▶ **DIRECTIVE**
In the copy, include every entry exactly but none of the images.

◆ ◆ ◆

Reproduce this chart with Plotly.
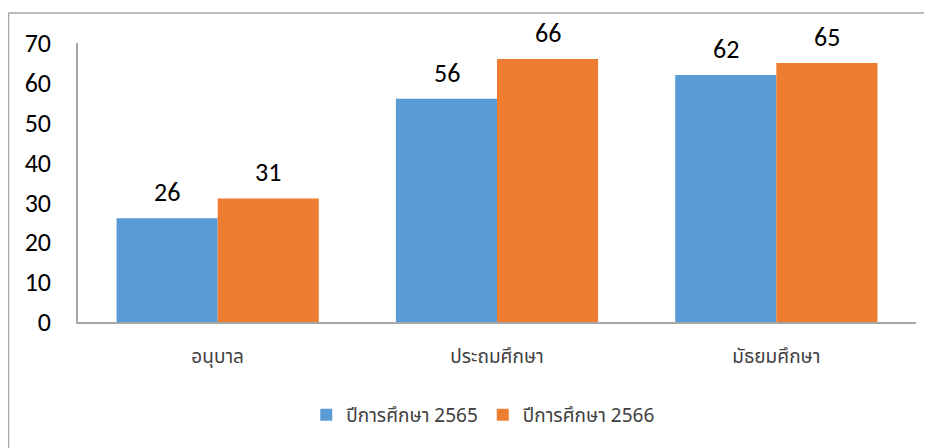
import plotly.graph_objects as go

categories = ["อนุบาล", "ประถมศึกษา", "มัธยมศึกษา"]
series_names = ["ปีการศึกษา 2565", "ปีการศึกษา 2566"]
values_2565 = [26, 56, 62]
values_2566 = [31, 66, 65]
colors = ["#5B9BD5", "#ED7D31"]
y_ticks = [0, 10, 20, 30, 40, 50, 60, 70]

NUM_FONT = "Carlito, Liberation Sans Narrow, Open Sans, sans-serif"
THAI_FONT = "Tahoma, Noto Sans Thai, Noto Sans, sans-serif"

# page body has an 8px margin: plot area on screen spans x 78..916, y 43..322
L, T, PW, PH = 70, 35, 838, 279

fig = go.Figure()
for name, vals, col in zip(series_names, [values_2565, values_2566], colors):
    fig.add_trace(go.Bar(
        x=categories, y=vals, name=name,
        marker=dict(color=col, line=dict(width=0)),
    ))

annotations = []
for vals, shift in [(values_2565, -50.5), (values_2566, 50.5)]:
    for c, v in zip(categories, vals):
        annotations.append(dict(
            x=c, y=v, xref="x", yref="y", text=str(v), showarrow=False,
            xshift=shift, yshift=8, yanchor="bottom",
            font=dict(family=NUM_FONT, size=26, color="#000000"),
        ))

border_x = (0.5 - L) / PW
border_y = (T - 5) / PH + 1

fig.update_layout(
    width=932, height=448,
    margin=dict(l=L, r=932 - L - PW, t=T, b=448 - T - PH),
    paper_bgcolor="white", plot_bgcolor="white",
    barmode="group", bargap=0.276, bargroupgap=0,
    showlegend=True,
    legend=dict(
        orientation="h", x=0.483, xanchor="center", y=-0.333, yanchor="middle",
        font=dict(family=THAI_FONT, size=19, color="#404040"),
        itemwidth=30, traceorder="normal",
    ),
    annotations=annotations,
    xaxis=dict(
        showline=True, linecolor="#A6A6A6", linewidth=1.5,
        showgrid=False, ticks="", ticklabelstandoff=16,
        tickfont=dict(family=THAI_FONT, size=19, color="#404040"),
    ),
    yaxis=dict(
        range=[0, 70], tickvals=y_ticks,
        showline=True, linecolor="#A6A6A6", linewidth=1.5,
        showgrid=False, zeroline=False, ticks="", ticklabelstandoff=20,
        tickfont=dict(family=NUM_FONT, size=26, color="#000000"),
    ),
    shapes=[
        dict(type="line", xref="paper", yref="paper",
             x0=border_x, x1=1.2, y0=border_y, y1=border_y,
             line=dict(color="#A6A6A6", width=1.5)),
        dict(type="line", xref="paper", yref="paper",
             x0=border_x, x1=border_x, y0=border_y, y1=-0.7,
             line=dict(color="#A6A6A6", width=1.5)),
    ],
)

fig.write_html("out.html")
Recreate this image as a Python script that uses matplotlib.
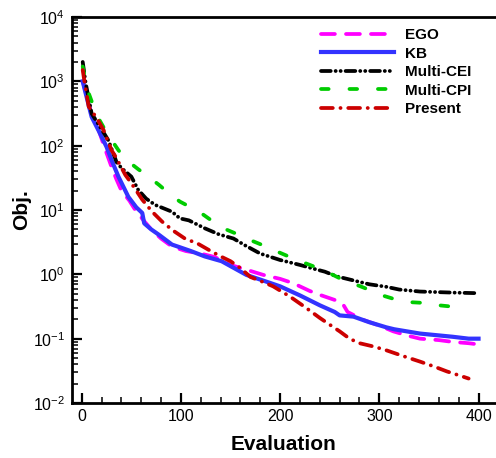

◆ ◆ ◆

▶ **SOLUTION TO THE EXERCISE**
Reproduce this chart with Plotly.
import plotly.graph_objects as go

categories = ["อนุบาล", "ประถมศึกษา", "มัธยมศึกษา"]
series_names = ["ปีการศึกษา 2565", "ปีการศึกษา 2566"]
values_2565 = [26, 56, 62]
values_2566 = [31, 66, 65]
colors = ["#5B9BD5", "#ED7D31"]
y_ticks = [0, 10, 20, 30, 40, 50, 60, 70]

NUM_FONT = "Carlito, Liberation Sans Narrow, Open Sans, sans-serif"
THAI_FONT = "Tahoma, Noto Sans Thai, Noto Sans, sans-serif"

# page body has an 8px margin: plot area on screen spans x 78..916, y 43..322
L, T, PW, PH = 70, 35, 838, 279

fig = go.Figure()
for name, vals, col in zip(series_names, [values_2565, values_2566], colors):
    fig.add_trace(go.Bar(
        x=categories, y=vals, name=name,
        marker=dict(color=col, line=dict(width=0)),
    ))

annotations = []
for vals, shift in [(values_2565, -50.5), (values_2566, 50.5)]:
    for c, v in zip(categories, vals):
        annotations.append(dict(
            x=c, y=v, xref="x", yref="y", text=str(v), showarrow=False,
            xshift=shift, yshift=8, yanchor="bottom",
            font=dict(family=NUM_FONT, size=26, color="#000000"),
        ))

border_x = (0.5 - L) / PW
border_y = (T - 5) / PH + 1

fig.update_layout(
    width=932, height=448,
    margin=dict(l=L, r=932 - L - PW, t=T, b=448 - T - PH),
    paper_bgcolor="white", plot_bgcolor="white",
    barmode="group", bargap=0.276, bargroupgap=0,
    showlegend=True,
    legend=dict(
        orientation="h", x=0.483, xanchor="center", y=-0.333, yanchor="middle",
        font=dict(family=THAI_FONT, size=19, color="#404040"),
        itemwidth=30, traceorder="normal",
    ),
    annotations=annotations,
    xaxis=dict(
        showline=True, linecolor="#A6A6A6", linewidth=1.5,
        showgrid=False, ticks="", ticklabelstandoff=16,
        tickfont=dict(family=THAI_FONT, size=19, color="#404040"),
    ),
    yaxis=dict(
        range=[0, 70], tickvals=y_ticks,
        showline=True, linecolor="#A6A6A6", linewidth=1.5,
        showgrid=False, zeroline=False, ticks="", ticklabelstandoff=20,
        tickfont=dict(family=NUM_FONT, size=26, color="#000000"),
    ),
    shapes=[
        dict(type="line", xref="paper", yref="paper",
             x0=border_x, x1=1.2, y0=border_y, y1=border_y,
             line=dict(color="#A6A6A6", width=1.5)),
        dict(type="line", xref="paper", yref="paper",
             x0=border_x, x1=border_x, y0=border_y, y1=-0.7,
             line=dict(color="#A6A6A6", width=1.5)),
    ],
)

fig.write_html("out.html")
Recreate this image as a Python script that uses matplotlib.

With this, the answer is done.